In the Sportage, I’ve installed the following radio/antenna combinations:

  • Yaesu FT-8800 fed by a Comet CHL-72S 2 Meter/70cm antenna
  • Uniden BC780XLT with remote head fed by an Antennex ABSCANC antenna
  • Yaesu FT-897 fed by an Opek HVT-400B antenna

I decided to forgo the installation of the BCD996T I had in the Saturn.  I always have the BCD396XT with me and it will do good enough for monitoring public safety/Fedcom/USCG frequencies.  Using a splitter, I will have an extra connection from the ABSCANC to feed the 396 if more range is needed.

The new KF4LMT Mobile

The FT-8800 has been mounted in the drivers side rear of the cargo area with the Comet CHL-72S mounted on the hatchback using a Diamond K400 NMO mount.  Initially the plan was to roof mount the 2m/70cm antenna but when mounted in a temporary mag mount on the roof the setup picked up too much RFI in the 2m band from the vehicle.  I believe that the RFI is coming from the airbag sensor in the passenger seat (it senses whether or not there is someone in the passenger seat and turns the passenger side airbag off or on as needed).  With the antenna mounted on the hatch, I’ve noticed much less of the RFI (although there is still a slight amount).

The BC780XLT is mounted under the drivers seat with the remote head mounted on the top center of the dashboard.  The remote head for the FT-8800 is mounted on top of it.  The ABSCANC is currently on a magmount on the roof but it will be permanently mounted after a roof NMO mount is installed next week.  So far I’ve experienced none of the RFI that the FT-8800 has picked up with the BC780XLT.

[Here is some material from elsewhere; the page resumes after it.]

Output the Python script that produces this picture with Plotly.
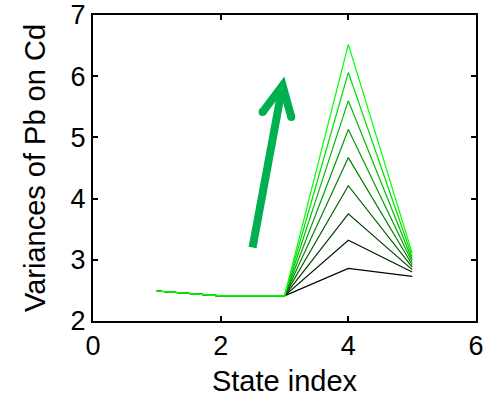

The FT-897 remains a temporary install just like it was in the Saturn.   It sits in the floorboard on the modified laptop computer stand, easy to take out and put back in whenever there is a front seat passenger.  With the Sportage, however, I’ve decided to power it off of the car’s battery instead of the marine battery I was using in the Saturn.  The HVT-400B is mounted on the passenger side of the hatchback using a Diamond K400 PL-259 mount.

This morning, while on a trip with my nephew to the Savannah National Wildlife Refuge (during which we saw 28 alligators including one feeding on a rather large fish) the BC780XLT/ABSCANC provided excellent milair listening including activity from SC ANG F-16s in the Bulldog MOA, FL ANG F-15s in the offshore warning areas, and F/A-18s working Townsend Range.